I know — I just made “eat right and exercise regularly” sound as easy as breathing, when it’s not. I also interviewed a sociologist who argued (indisputably) that contempt for overweight people is real, and, further, that individuals can’t control their weight, a privilege supposedly restricted to the affluent with their pricey diet and exercise regimens. That’s where she lost me.
First, people who drop up to $60 on a pair of panties probably aren’t on food stamps; their bank accounts simply exceed their IQs. Second, the number of people for whom obesity is but a symptom of underlying disease is small. It is true that more than 80 percent of dieters regain the weight they’ve shed after two years. Read on in that last link, and you’ll see the likely explanation: people try diets that are too restrictive and calorie-deprived.

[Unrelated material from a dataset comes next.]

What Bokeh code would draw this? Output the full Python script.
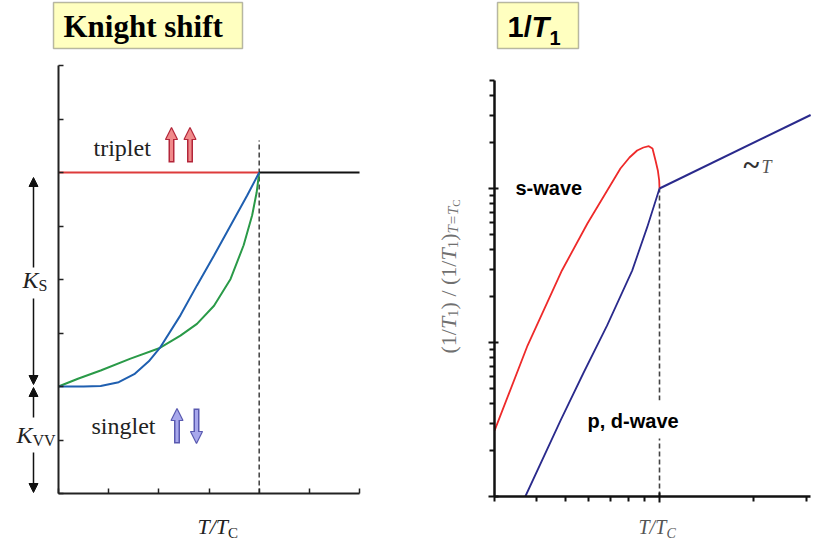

Permit me a personal anecdote here.
Two decades ago, my doctor told me I could stand to lose 10 pounds. (You know you’re in trouble when you’re naked on the exam table and the physician says, “You’re carrying around a little extra, aren’t you?”) I immediately surmised the font of my fat: that massive slice of cake or pint of Ben Jerry’s I wolfed down for dessert every night. Rather than give up dessert — a straitjacket regimen I doubt I could have maintained — I replaced sweets with healthier foods (nuts, cheese, chips and salsa). Call it the Dirty Harry Diet, from an interview years ago in which Clint Eastwood said he stayed lean not by counting calories, but by choosing only healthy food and then eating as much as he wanted. I lost the weight and kept it off.
This is not to deny that emotional triggers — stress, sorrow, etc. — can drive even disciplined people to destructive behaviors, including overeating. But the temporary interruption in a diet from a one-time crisis is not what bedevils those who struggle with their weight. It’s unhealthy “yo-yo” dieting, the serial up-and-down cycle of overeating and weight loss. Against that, there’s only one workable strategy: set realistic diet and exercise goals, and then stick to them.
No amount of apologetics can spin an excuse for the credulous seeking an easy, and expensive, way out. How expensive? Ask the litigants who paid for overpriced underwear, and now must shell out attorneys’ fees.